⟨
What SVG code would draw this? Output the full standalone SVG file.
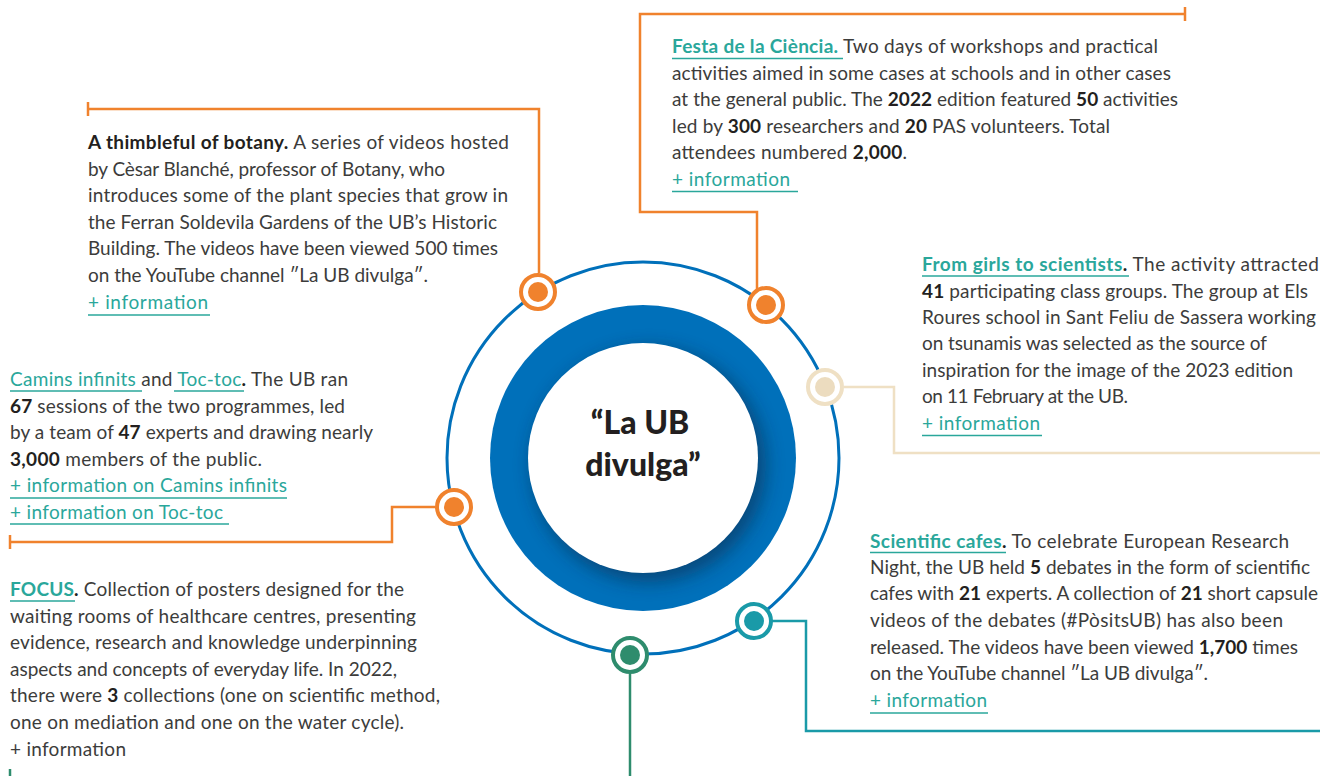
<svg xmlns="http://www.w3.org/2000/svg" width="1320" height="776" viewBox="0 0 1320 776">
<style>
.t{font-family:Lato,"Noto Sans",sans-serif;font-size:19px;fill:#3c3c3b}
.b{font-weight:700;fill:#231f20}
.l{fill:#2aa79b}
.lb{font-weight:700;fill:#2aa79b}
.ul{stroke:#2aa79b;stroke-width:1.6}
.co{fill:none;stroke-width:2.5}
.or{stroke:#f0822d}
.be{stroke:#efe0c4}
.te{stroke:#1a9aa8}
.gr{stroke:#2e8c6d}
.ring{fill:#fff;stroke-width:4}
.title{font-family:Lato,"Noto Sans",sans-serif;font-size:32px;font-weight:900;fill:#231f20}
</style>
<defs>
<clipPath id="disk"><circle cx="643" cy="458" r="153"/></clipPath>
<filter id="blur" x="-30%" y="-30%" width="160%" height="160%"><feGaussianBlur stdDeviation="9"/></filter>
</defs>

<g id="connectors">
<polyline class="co or" points="88,109 539,109 539,273"/>
<line class="co or" x1="88" y1="102" x2="88" y2="116"/>
<polyline class="co or" points="1185,14 640,14 640,212 757,212 757,289"/>
<line class="co or" x1="1185" y1="7" x2="1185" y2="21"/>
<polyline class="co be" points="844,387 894,387 894,453 1320,453"/>
<polyline class="co or" points="435,507 392,507 392,542 10,542"/>
<line class="co or" x1="10" y1="535" x2="10" y2="549"/>
<polyline class="co gr" points="630,674 630,776"/>
<line class="co gr" x1="10" y1="769" x2="10" y2="776"/>
<polyline class="co te" points="772,621 806,621 806,731 1320,731"/>
</g>

<g id="hub">
<circle cx="643" cy="458" r="196" fill="none" stroke="#0070ba" stroke-width="3"/>
<circle cx="643" cy="458" r="153" fill="#0070ba"/>
<g clip-path="url(#disk)"><circle cx="649" cy="465" r="117" fill="#0b2a4a" opacity="0.55" filter="url(#blur)"/></g>
<circle cx="643" cy="458" r="115" fill="#fff"/>
<text class="title" x="640" y="434" text-anchor="middle">“La UB</text>
<text class="title" x="643" y="476" text-anchor="middle">divulga”</text>
</g>

<g id="node-botany">
<circle class="ring or" cx="538" cy="292" r="17"/><circle cx="538" cy="292" r="10" fill="#f0822d"/>
<text class="t" x="88" y="149" textLength="421" lengthAdjust="spacing"><tspan class="b">A thimbleful of botany.</tspan> A series of videos hosted</text>
<text class="t" x="88" y="176" textLength="357" lengthAdjust="spacing">by Cèsar Blanché, professor of Botany, who</text>
<text class="t" x="88" y="202" textLength="420" lengthAdjust="spacing">introduces some of the plant species that grow in</text>
<text class="t" x="88" y="229" textLength="409" lengthAdjust="spacing">the Ferran Soldevila Gardens of the UB’s Historic</text>
<text class="t" x="88" y="255" textLength="410" lengthAdjust="spacing">Building. The videos have been viewed 500 times</text>
<text class="t" x="88" y="282" textLength="340" lengthAdjust="spacing">on the YouTube channel ″La UB divulga″.</text>
<text class="t l" x="88" y="309" textLength="120" lengthAdjust="spacing">+ information</text>
<line class="ul" x1="88" y1="315" x2="210" y2="315"/>
</g>

<g id="node-festa">
<circle class="ring or" cx="766" cy="305" r="17"/><circle cx="766" cy="305" r="10" fill="#f0822d"/>
<text class="t" x="672" y="53" textLength="486" lengthAdjust="spacing"><tspan class="lb">Festa de la Ciència.</tspan> Two days of workshops and practical</text>
<line class="ul" x1="672" y1="58.5" x2="843" y2="58.5"/>
<text class="t" x="672" y="80" textLength="499" lengthAdjust="spacing">activities aimed in some cases at schools and in other cases</text>
<text class="t" x="672" y="106" textLength="506" lengthAdjust="spacing">at the general public. The <tspan class="b">2022</tspan> edition featured <tspan class="b">50</tspan> activities</text>
<text class="t" x="672" y="133" textLength="438" lengthAdjust="spacing">led by <tspan class="b">300</tspan> researchers and <tspan class="b">20</tspan> PAS volunteers. Total</text>
<text class="t" x="672" y="159" textLength="235" lengthAdjust="spacing">attendees numbered <tspan class="b">2,000</tspan>.</text>
<text class="t l" x="672" y="186" textLength="118" lengthAdjust="spacing">+ information</text>
<line class="ul" x1="672" y1="191.5" x2="798" y2="191.5"/>
</g>

<g id="node-girls">
<circle class="ring be" cx="825" cy="387" r="17"/><circle cx="825" cy="387" r="10" fill="#ecdcbf"/>
<text class="t" x="922" y="271" textLength="397" lengthAdjust="spacing"><tspan class="lb">From girls to scientists</tspan><tspan class="b">.</tspan> The activity attracted</text>
<line class="ul" x1="922" y1="276" x2="1129" y2="276"/>
<text class="t" x="922" y="298" textLength="386" lengthAdjust="spacing"><tspan class="b">41</tspan> participating class groups. The group at Els</text>
<text class="t" x="922" y="324" textLength="394" lengthAdjust="spacing">Roures school in Sant Feliu de Sassera working</text>
<text class="t" x="922" y="350" textLength="345" lengthAdjust="spacing">on tsunamis was selected as the source of</text>
<text class="t" x="922" y="377" textLength="371" lengthAdjust="spacing">inspiration for the image of the 2023 edition</text>
<text class="t" x="922" y="403" textLength="206" lengthAdjust="spacing">on 11 February at the UB.</text>
<text class="t l" x="922" y="430" textLength="118" lengthAdjust="spacing">+ information</text>
<line class="ul" x1="922" y1="435.5" x2="1042" y2="435.5"/>
</g>

<g id="node-camins">
<circle class="ring or" cx="454" cy="507" r="17"/><circle cx="454" cy="507" r="10" fill="#f0822d"/>
<text class="t" x="10" y="386" textLength="338" lengthAdjust="spacing"><tspan class="l">Camins infinits </tspan>and <tspan class="l">Toc-toc</tspan><tspan class="b">.</tspan> The UB ran</text>
<line class="ul" x1="10" y1="391" x2="142" y2="391"/>
<line class="ul" x1="174" y1="391" x2="244" y2="391"/>
<text class="t" x="10" y="413" textLength="335" lengthAdjust="spacing"><tspan class="b">67</tspan> sessions of the two programmes, led</text>
<text class="t" x="10" y="439" textLength="363" lengthAdjust="spacing">by a team of <tspan class="b">47</tspan> experts and drawing nearly</text>
<text class="t" x="10" y="466" textLength="252" lengthAdjust="spacing"><tspan class="b">3,000</tspan> members of the public.</text>
<text class="t l" x="10" y="492" textLength="277" lengthAdjust="spacing">+ information on Camins infinits</text>
<line class="ul" x1="10" y1="498" x2="287" y2="498"/>
<text class="t l" x="10" y="519" textLength="213" lengthAdjust="spacing">+ information on Toc-toc</text>
<line class="ul" x1="10" y1="524" x2="229" y2="524"/>
</g>

<g id="node-focus">
<circle class="ring gr" cx="630" cy="655" r="17"/><circle cx="630" cy="655" r="10" fill="#2e8c6d"/>
<text class="t" x="10" y="596" textLength="394" lengthAdjust="spacing"><tspan class="lb">FOCUS</tspan><tspan class="b">.</tspan> Collection of posters designed for the</text>
<line class="ul" x1="10" y1="601" x2="75" y2="601"/>
<text class="t" x="10" y="623" textLength="406" lengthAdjust="spacing">waiting rooms of healthcare centres, presenting</text>
<text class="t" x="10" y="649" textLength="407" lengthAdjust="spacing">evidence, research and knowledge underpinning</text>
<text class="t" x="10" y="676" textLength="387" lengthAdjust="spacing">aspects and concepts of everyday life. In 2022,</text>
<text class="t" x="10" y="702" textLength="430" lengthAdjust="spacing">there were <tspan class="b">3</tspan> collections (one on scientific method,</text>
<text class="t" x="10" y="729" textLength="394" lengthAdjust="spacing">one on mediation and one on the water cycle).</text>
<text class="t" x="10" y="756" textLength="116" lengthAdjust="spacing">+ information</text>
</g>

<g id="node-cafes">
<circle class="ring te" cx="754" cy="621" r="17"/><circle cx="754" cy="621" r="10" fill="#1a9aa8"/>
<text class="t" x="870" y="548" textLength="419" lengthAdjust="spacing"><tspan class="lb">Scientific cafes</tspan><tspan class="b">.</tspan> To celebrate European Research</text>
<line class="ul" x1="870" y1="552.5" x2="1006" y2="552.5"/>
<text class="t" x="870" y="574" textLength="440" lengthAdjust="spacing">Night, the UB held <tspan class="b">5</tspan> debates in the form of scientific</text>
<text class="t" x="870" y="600" textLength="448" lengthAdjust="spacing">cafes with <tspan class="b">21</tspan> experts. A collection of <tspan class="b">21</tspan> short capsule</text>
<text class="t" x="870" y="627" textLength="413" lengthAdjust="spacing">videos of the debates (#PòsitsUB) has also been</text>
<text class="t" x="870" y="654" textLength="428" lengthAdjust="spacing">released. The videos have been viewed <tspan class="b">1,700</tspan> times</text>
<text class="t" x="870" y="680" textLength="338" lengthAdjust="spacing">on the YouTube channel ″La UB divulga″.</text>
<text class="t l" x="870" y="707" textLength="117" lengthAdjust="spacing">+ information</text>
<line class="ul" x1="870" y1="713" x2="988" y2="713"/>
</g>
</svg>
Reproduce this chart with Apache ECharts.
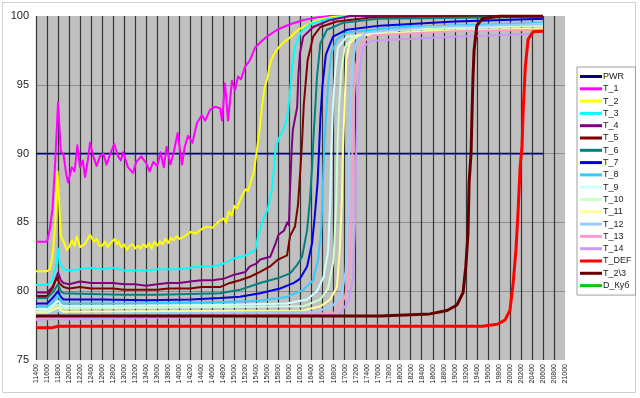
⟩
SHORT EXERCISE
Return, from the data, each line that has the word "with" in it.

EXERCISE ANSWER
<text class="t" x="870" y="600" textLength="448" lengthAdjust="spacing">cafes with <tspan class="b">21</tspan> experts. A collection of <tspan class="b">21</tspan> short capsule</text>
Reproduce this chart with Apache ECharts.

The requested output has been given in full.